I have never heard a teacher say that age was good for anything related to self-realization. Of course, I might not have been listening well. I’m 75 years old and certainly lead a more satisfied life than in the past, but that is only an effect in the relative. I also feel “closer” to self-realization, but that, too, is just a feeling in the relative. I see no actual evidence that I have been any closer or farther from self-realization at any age at all, from birth to my current age. Just my opinion!
Thanks for your comments, David. I agree: None of the teachers I read or hear mention age as a factor.
These essays are often triggered by a topic that comes up in our zoom meetings. I go away and “think” or meditate on the issue. In one meeting, several people seemed to be saying that as we get older, our experience in life and our maturity may make us more open to, or less resistant to, realization. When I look at my own life (I’m 74), it appears to me that it’s more a matter of courage to let go of everything you think you are. I could not do that at 20, and I’m still working on it.
I’ve been re-listening to the morning meditations from the Garrison retreat I attended. In one, Rupert says, “We seem to have acquired the qualities and thus the limitations of experience…This apparent qualification of the self…is a powerful illusion and one that requires charity and sensitivity and courage to see through.”

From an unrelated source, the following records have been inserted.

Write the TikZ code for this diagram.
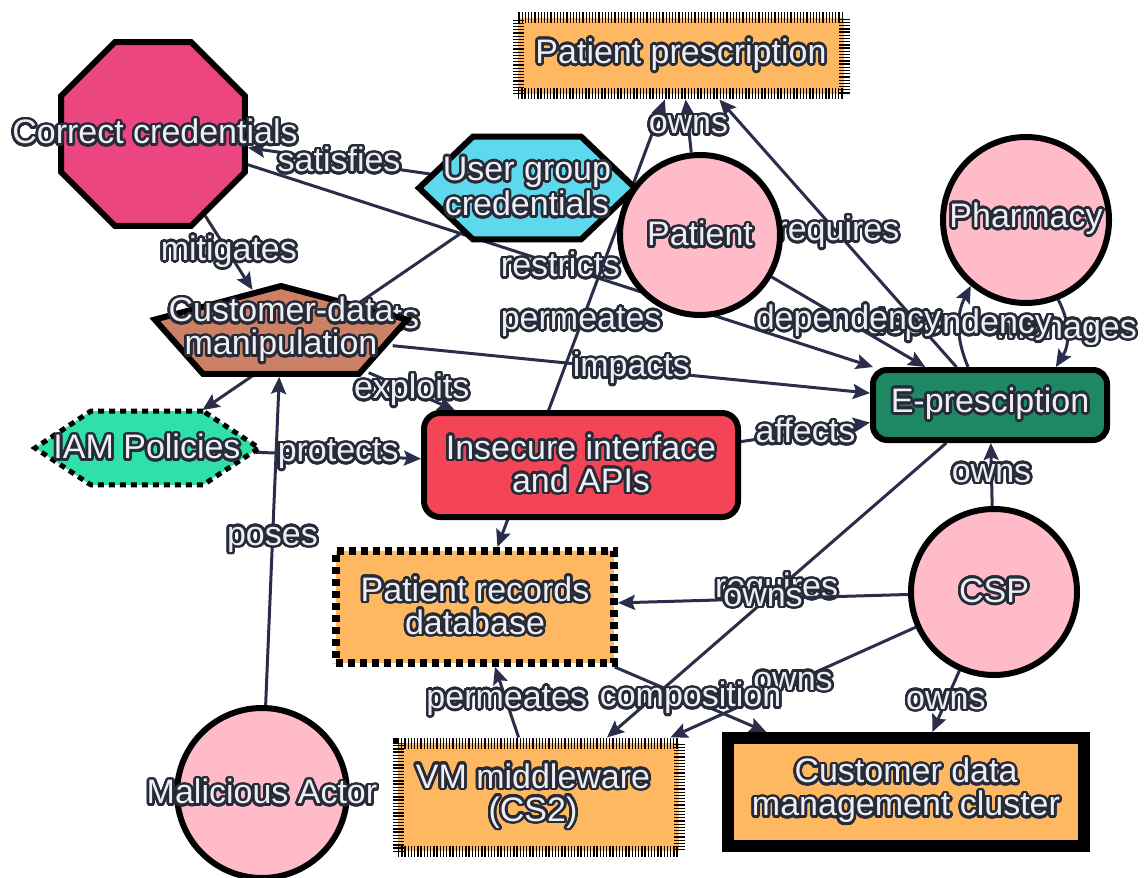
\documentclass[tikz,border=0pt]{standalone}
\usepackage{fontspec}
\setmainfont{Liberation Sans}
\usepackage{contour}
\usetikzlibrary{shapes.geometric,arrows.meta}

\definecolor{orangefill}{HTML}{FFB862}
\definecolor{credfill}{HTML}{EC4680}
\definecolor{groupfill}{HTML}{5ED8EC}
\definecolor{pinkfill}{HTML}{FFBCC8}
\definecolor{threatfill}{HTML}{CC8066}
\definecolor{servicefill}{HTML}{1E8763}
\definecolor{policyfill}{HTML}{2FE0A9}
\definecolor{vulnfill}{HTML}{F44557}
\definecolor{edgecol}{HTML}{2B2D4B}
\definecolor{halodark}{HTML}{272B37}
\definecolor{txtlight}{HTML}{EEEEF5}

% light glyphs with a dark rim
\contourlength{2.6pt}
\contournumber{32}
\newcommand{\halo}[1]{\contour{halodark}{#1}}

\pgfdeclarelayer{edges}
\pgfsetlayers{edges,main}

\tikzset{
  shapebase/.style={draw=black, line width=6pt, inner sep=0pt},
  txt/.style={font=\fontsize{34}{33}\selectfont, text=txtlight, align=center, inner sep=0pt},
  lbl/.style={font=\fontsize{34}{33}\selectfont, text=txtlight, inner sep=0pt, midway},
  link/.style={draw=edgecol, line width=3pt, ->},
  circ/.style={shapebase, circle, fill=pinkfill},
  hatchbox/.style={shapebase, rectangle, fill=orangefill, line width=11pt, dash pattern=on 1.3pt off 1.9pt},
  squarebox/.style={shapebase, rectangle, fill=orangefill, line width=8pt, dash pattern=on 7pt off 5pt},
}

\begin{document}
\begin{tikzpicture}[x=1pt, y=-1pt, >={Stealth[length=17pt,width=15pt,inset=3pt]}]
\useasboundingbox (0,0) rectangle (1147,877);

% ---------- nodes ----------
\node[hatchbox, minimum width=326pt, minimum height=76pt] (pp) at (681,56) {};
\node[shapebase, regular polygon, regular polygon sides=8, minimum size=199pt, fill=credfill] (cc) at (153,134) {};
\begin{scope}[shift={(527,188)}, yscale=0.55]
  \node[shapebase, regular polygon, regular polygon sides=6, minimum size=216pt, fill=groupfill, transform shape] (ugc) at (0,0) {};
\end{scope}
\begin{scope}[shift={(281,334.6)}, xscale=2.73]
  \node[shapebase, regular polygon, regular polygon sides=5, minimum size=97.2pt, fill=threatfill, transform shape] (cdm) at (0,0) {};
\end{scope}
\begin{scope}[shift={(147,448)}, yscale=0.381]
  \node[shapebase, regular polygon, regular polygon sides=6, minimum size=224pt, fill=policyfill, transform shape, line width=5pt, dash pattern=on 6pt off 5pt] (iam) at (0,0) {};
\end{scope}
\node[circ, minimum size=160pt] (pt) at (700,235) {};
\node[circ, minimum size=166pt] (ph) at (1026,220) {};
\node[circ, minimum size=166pt] (csp) at (994,592) {};
\node[circ, minimum size=170pt] (ma) at (262,793) {};
\node[shapebase, rectangle, rounded corners=14pt, fill=servicefill, minimum width=234pt, minimum height=70pt] (ep) at (990,405) {};
\node[shapebase, rectangle, rounded corners=16pt, fill=vulnfill, minimum width=314pt, minimum height=104pt] (ins) at (581,465) {};
\node[squarebox, minimum width=278pt, minimum height=112pt] (prd) at (475,607) {};
\node[hatchbox, minimum width=281pt, minimum height=108pt] (vm) at (538.5,797) {};
\node[shapebase, rectangle, line width=12pt, fill=orangefill, minimum width=356pt, minimum height=108pt] (cl) at (906,792) {};

% ---------- node texts ----------
\node[txt] at (pp) {\halo{Patient prescription}};
\node[txt] at (155,133) {\halo{Correct credentials}};
\node[txt] at (ugc) {\halo{User group}\\\halo{credentials}};
\node[txt] at (281,331) {\halo{Customer-data}\\\halo{manipulation}};
\node[txt] at (iam) {\halo{IAM Policies}};
\node[txt] at (pt) {\halo{Patient}};
\node[txt] at (ph) {\halo{Pharmacy}};
\node[txt] at (csp) {\halo{CSP}};
\node[txt] at (ma) {\halo{Malicious Actor}};
\node[txt] at (ep) {\halo{E-presciption}};
\node[txt] at (ins) {\halo{Insecure interface}\\\halo{and APIs}};
\node[txt] at (prd) {\halo{Patient records}\\\halo{database}};
\node[txt] at (533,797) {\halo{VM middleware}\\\halo{(CS2)}};
\node[txt] at (cl) {\halo{Customer data}\\\halo{management cluster}};

% ---------- connectors ----------
\begin{pgfonlayer}{edges}
\draw[link] (ugc) -- node[lbl] {\halo{implements}} (iam);
\draw[link] (ugc) -- node[lbl] {\halo{satisfies}} (cc);
\draw[link] (cc) -- node[lbl] {\halo{mitigates}} (cdm);
\draw[link] (cc) -- node[lbl] {\halo{restricts}} (ep);
\draw[link] (cdm) -- node[lbl] {\halo{impacts}} (ep);
\draw[link] (cdm) -- node[lbl] {\halo{exploits}} (ins);
\draw[link] (iam) -- node[lbl] {\halo{protects}} (ins);
\draw[link] (ma) -- node[lbl] {\halo{poses}} (cdm);
\draw[link, <->] (prd) -- node[lbl] {\halo{permeates}} (pp);
\draw[link] (ins) -- node[lbl] {\halo{affects}} (ep);
\draw[link] (pt) -- node[lbl] {\halo{owns}} (pp);
\draw[link] (ep) -- node[lbl] {\halo{requires}} (pp);
\draw[link] (ph.-68) to[bend left=30] node[lbl] {\halo{manages}} (ep.30);
\draw[link] (ep.120) to[bend left=25] node[lbl] {\halo{dependency}} (ph.230);
\draw[link] (pt) -- node[lbl] {\halo{dependency}} (ep);
\draw[link] (csp) -- node[lbl] {\halo{owns}} (ep);
\draw[link] (ep) -- node[lbl] {\halo{requires}} (vm);
\draw[link] (csp) -- node[lbl] {\halo{owns}} (prd);
\draw[link] (csp) -- node[lbl] {\halo{owns}} (vm);
\draw[link] (csp) -- node[lbl] {\halo{owns}} (cl);
\draw[link] (prd) -- node[lbl] {\halo{composition}} (cl);
\draw[link] (vm) -- node[lbl] {\halo{permeates}} (prd);
\end{pgfonlayer}
\end{tikzpicture}
\end{document}
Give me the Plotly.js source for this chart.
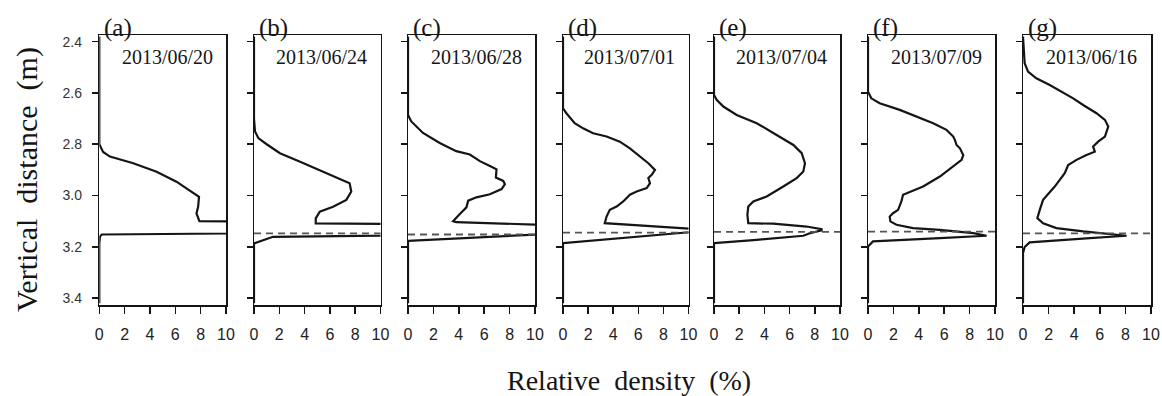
<!DOCTYPE html>
<html>
<head>
<meta charset="utf-8">
<script src="https://cdn.plot.ly/plotly-3.0.1.min.js"></script>
<style>
html,body{margin:0;padding:0;background:#fff;}
#chart{width:1162px;height:396px;}
</style>
</head>
<body>
<div id="chart"></div>
<script>
// ---------------- data ----------------
const panelLetters = ["(a)", "(b)", "(c)", "(d)", "(e)", "(f)", "(g)"];
const surveyDates = ["2013/06/20", "2013/06/24", "2013/06/28", "2013/07/01", "2013/07/04", "2013/07/09", "2013/06/16"];
const densityTicks = [0, 2, 4, 6, 8, 10];
const depthTicks = [2.4, 2.6, 2.8, 3.0, 3.2, 3.4];
const depthTickText = ["2.4", "2.6", "2.8", "3.0", "3.2", "3.4"];
const referenceDepth = [null, 3.148, 3.152, 3.145, 3.142, 3.141, 3.148];

const depthA = [2.38, 2.80, 2.83, 2.848, 2.874, 2.907, 2.946, 2.99, 3.005, 3.044, 3.07, 3.10, 3.128, 3.152, 3.16, 3.19, 3.42];
const densA  = [0, 0, 0.3, 0.84, 2.68, 4.52, 6.09, 7.4, 7.87, 7.8, 7.67, 7.9, 60, 0.2, 0.05, 0, 0];

const depthB = [2.38, 2.70, 2.75, 2.776, 2.80, 2.835, 2.867, 2.907, 2.933, 2.952, 2.985, 3.017, 3.044, 3.063, 3.089, 3.109, 3.13, 3.161, 3.187, 3.42];
const densB  = [0, 0, 0.08, 0.34, 1.0, 2.05, 3.6, 5.46, 6.77, 7.56, 7.69, 7.3, 6.25, 5.2, 4.88, 4.88, 60, 1.5, 0, 0];

const depthC = [2.38, 2.686, 2.711, 2.756, 2.795, 2.827, 2.84, 2.866, 2.885, 2.898, 2.93, 2.943, 2.956, 2.975, 2.995, 3.007, 3.02, 3.046, 3.072, 3.10, 3.104, 3.128, 3.177, 3.42];
const densC  = [0, 0, 0.26, 1.18, 2.5, 3.8, 4.87, 5.66, 6.45, 6.97, 6.92, 7.5, 7.63, 7.37, 6.45, 5.39, 4.74, 4.6, 4.08, 3.55, 3.8, 20, 0, 0];

const depthD = [2.38, 2.66, 2.679, 2.705, 2.718, 2.738, 2.757, 2.77, 2.79, 2.816, 2.848, 2.874, 2.90, 2.919, 2.932, 2.952, 2.971, 2.984, 2.997, 3.023, 3.043, 3.056, 3.082, 3.108, 3.135, 3.186, 3.42];
const densD  = [0, 0, 0.27, 0.67, 0.93, 1.6, 2.4, 3.47, 4.53, 5.33, 6.13, 6.8, 7.33, 7.07, 6.8, 6.93, 6.67, 5.87, 5.33, 4.8, 4.27, 3.73, 3.47, 3.33, 12, 0, 0];

const depthE = [2.38, 2.608, 2.627, 2.653, 2.686, 2.718, 2.764, 2.803, 2.835, 2.874, 2.906, 2.932, 2.965, 3.004, 3.023, 3.043, 3.075, 3.108, 3.11, 3.121, 3.131, 3.136, 3.147, 3.157, 3.173, 3.186, 3.42];
const densE  = [0, 0, 0.21, 0.74, 1.8, 3.39, 4.97, 6.3, 6.96, 7.22, 7.09, 6.56, 5.5, 4.18, 3.12, 2.72, 2.65, 2.72, 4.7, 7.35, 8.54, 8.54, 7.6, 7.09, 3.39, 0, 0];

const depthF = [2.38, 2.595, 2.621, 2.64, 2.666, 2.692, 2.718, 2.744, 2.77, 2.783, 2.803, 2.816, 2.842, 2.861, 2.887, 2.926, 2.965, 2.984, 2.997, 3.023, 3.056, 3.069, 3.082, 3.101, 3.114, 3.127, 3.134, 3.147, 3.157, 3.166, 3.179, 3.199, 3.42];
const densF  = [0, 0, 0.26, 0.92, 2.5, 3.82, 5.13, 6.18, 6.71, 6.84, 6.97, 7.24, 7.5, 7.37, 6.71, 5.66, 4.34, 3.42, 2.76, 2.63, 2.37, 1.97, 1.71, 1.76, 2.24, 3.55, 5.66, 8.29, 9.34, 5.66, 0.39, 0, 0];

const depthG = [2.38, 2.458, 2.484, 2.517, 2.543, 2.569, 2.595, 2.621, 2.647, 2.679, 2.705, 2.731, 2.77, 2.79, 2.809, 2.829, 2.842, 2.861, 2.881, 2.913, 2.965, 3.017, 3.056, 3.088, 3.108, 3.127, 3.14, 3.149, 3.157, 3.166, 3.183, 3.201, 3.225, 3.42];
const densG  = [0, 0.08, 0.13, 0.39, 1.04, 2.09, 3.0, 3.92, 4.7, 5.74, 6.4, 6.66, 6.4, 5.87, 5.48, 5.61, 4.96, 4.18, 3.53, 3.26, 2.48, 1.57, 1.31, 1.12, 1.57, 2.61, 4.7, 6.53, 8.09, 5.22, 0.52, 0.13, 0, 0];

const profileDepths = [depthA, depthB, depthC, depthD, depthE, depthF, depthG];
const profileDensities = [densA, densB, densC, densD, densE, densF, densG];

// ---------------- layout ----------------
const W = 1162, H = 396;
const panelPx = [[99.3, 226], [254, 380.5], [408, 535], [563, 688.5], [714, 840], [868, 995], [1023, 1151]];
const boxTop = 35, boxBottom = 305;
const yDomain = [(H - boxBottom) / H, (H - boxTop) / H];
const depthRange = [3.427, 2.374];

const serif = "Liberation Serif, Times New Roman, serif";
const sans = "Liberation Sans, Arial, sans-serif";
const ink = "#151515";

const traces = [];
const layout = {
  width: W, height: H,
  margin: {l: 0, r: 0, t: 0, b: 0},
  paper_bgcolor: "#ffffff",
  plot_bgcolor: "#ffffff",
  showlegend: false,
  annotations: [],
  shapes: []
};

for (let i = 0; i < 7; i++) {
  const n = i + 1;
  const xs = n === 1 ? "x" : "x" + n;
  const ys = n === 1 ? "y" : "y" + n;
  const xk = n === 1 ? "xaxis" : "xaxis" + n;
  const yk = n === 1 ? "yaxis" : "yaxis" + n;

  traces.push({
    type: "scatter", mode: "lines",
    x: profileDensities[i], y: profileDepths[i],
    xaxis: xs, yaxis: ys,
    line: {color: ink, width: 2.2, shape: "linear"},
    hoverinfo: "skip"
  });

  layout[xk] = {
    domain: [panelPx[i][0] / W, panelPx[i][1] / W],
    anchor: ys,
    range: [0, 10],
    tickmode: "array", tickvals: densityTicks,
    ticktext: densityTicks.map(String),
    ticks: "outside", ticklen: 7, tickwidth: 1.5, tickcolor: ink,
    ticklabelstandoff: 7,
    tickfont: {family: sans, size: 16, color: "#222"},
    showline: true, mirror: true, linecolor: ink, linewidth: 1.5,
    showgrid: false, zeroline: false, fixedrange: true
  };
  layout[yk] = {
    domain: yDomain,
    anchor: xs,
    range: depthRange,
    tickmode: "array", tickvals: depthTicks, ticktext: depthTickText,
    showticklabels: n === 1,
    ticks: "outside", ticklen: 6, tickwidth: 1.5, tickcolor: ink,
    ticklabelstandoff: 7,
    tickfont: {family: sans, size: 14, color: "#333"},
    showline: true, mirror: true, linecolor: ink, linewidth: 1.5,
    showgrid: false, zeroline: false, fixedrange: true
  };

  if (referenceDepth[i] !== null) {
    layout.shapes.push({
      type: "line", xref: xs + " domain", yref: ys,
      x0: 0, x1: 1, y0: referenceDepth[i], y1: referenceDepth[i],
      line: {color: "#555", width: 1.8, dash: "7px,5px"}
    });
  }

  layout.annotations.push({
    text: panelLetters[i], showarrow: false,
    xref: xs + " domain", yref: ys + " domain",
    x: 0.02, y: 1, xanchor: "left", yanchor: "middle", yshift: 7,
    font: {family: serif, size: 25, color: ink}
  });
  layout.annotations.push({
    text: surveyDates[i], showarrow: false,
    xref: xs + " domain", yref: ys + " domain",
    x: 0.91, y: 1, xanchor: "right", yanchor: "middle", yshift: -22,
    font: {family: serif, size: 20, color: ink}
  });
}

layout.annotations.push({
  text: "Relative\u00A0\u00A0density\u00A0\u00A0(%)", showarrow: false,
  xref: "paper", yref: "paper", x: 629 / W, y: (H - 380) / H,
  xanchor: "center", yanchor: "middle",
  font: {family: serif, size: 28, color: ink}
});
layout.annotations.push({
  text: "Vertical\u00A0\u00A0distance\u00A0\u00A0(m)", showarrow: false,
  xref: "paper", yref: "paper", x: 27 / W, y: (H - 180) / H,
  xanchor: "center", yanchor: "middle", textangle: -90,
  font: {family: serif, size: 30, color: ink}
});

Plotly.newPlot("chart", traces, layout, {displayModeBar: false, staticPlot: true});
</script>
</body>
</html>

He acknowledges courage as a factor. My main point is that courage is more important than age.
Holger, I’ve read this twice: It’s beautifully “stated” in long form, and I agree with it all. And I think it supports my main point that age has nothing to do with it. In fact, I almost included one of Jesus’ parables about field hands who come late to the fields (Matthew 20:1-16–of course, I had to look that up).
It’s only “a state” if you’re still trying to get there, struggling to open that door. If you’re there, it’s the only “place” that exists. And I agree that “thinking” is just a tool that can be tossed away, can only get us to the threshold, is another “object” of duality.
I know my words cannot lead anyone to Awareness; unfortunately, they can only express where I am. Maybe they will be breadcrumbs that will help me get “from here to there.” Maybe not. I remain in the “don’t know mind.”
Thank you for reading my essay, and for your thoughtful comments.
Dear David, to what degree are practices just candy for the mind, or props for the so called teacher to hide behind?
How to clarify and ease the seeming transition from “me” as I believe myself to be, to simply being as “I am”?
Theoretically it is super simple: just become aware of your mental effort (attention) and relax awareness back into its source.
But can the thinking mind (suffering) understand and agree to its own dissolution? Is the caterpillar afraid losing its familiar “me” while becoming a butterfly?
To what degree can “practice” be highjacked by a separate-self to endlessly prolong its fake reality?
What role plays the discernment between thinking and experience?
Love, trust, bravery, friendship…
David, please don’t take my mental confetti here personal… my boring empty words, just lifeless husk.
Not to split hair, but what is meant with “spectrum of nonduality”?
Does “non-secondness” – the cause of the phenomena of life – have a spectrum?
Maybe a “spectrum of nonduality pointers”?
Sorry, I don’t want to get lost in words.
Thank you David for your article!
Mr. Jesus [Awareness] says: “Come now, let us reason together.”
We all sit in the same boat, one Awareness seemingly hypnotized by me, myself and i.
Thank you David, what would be the qualitative difference if we would replace the idea of ‘seeker’ with ‘truth lover’?
Doesn’t ‘seeker’ by itself sound already very heavy; implying that there is something missing, whereas enlightenment is the taking away of faulty thinking, the recalibrating of the erroneous sense of “me” (memory-based) to the effortless presence “I am”.
Instead of “seeker” maybe “spiritual loser” would be more appropriate?
Losing attachment, losing misidentification, losing thinking errors, losing the sense of a separate-self…
I really like George’s poem. It’s the koan for the week.
My comment on the koan: Many times I have tried to trace the cord back to the Self. But I hit a wall. I thought I was plugged into the body/mind. But it was just emptiness. I was unplugged. You won’t die alone; you are everyone.
Kevin, I agree with the spirit behind these words. But any attempt to be so specific about consciousness will never be fully satisfying, because it is trying to use the truth of the finite mind to describe the truth of infinite consciousness. These will always be separate and different truths until the mind is let go, after which it will be seen that there is only one truth. In particular, describing ‘now’ as being a tiny moment sandwiched between past and future does not really describe how the mind takes time seriously but inconsistently, or how consciousness is actually timeless. Hope this helps.
Hi David, thanks for your comments. I know something of your background and I appreciate where you are coming from. My description of my thoughts and experience is the best I can come up with for now. I understand your objections and see why you might raise them, from your view point. But allowing for the plain fact that no, I cannot know the absolute but only at best articulate what I think and perceive then for me what I expressed in my muse is valid. I am open to any alternative views, this is why I post.
Be good to talk this through with you in the Garden when I finally find my way back.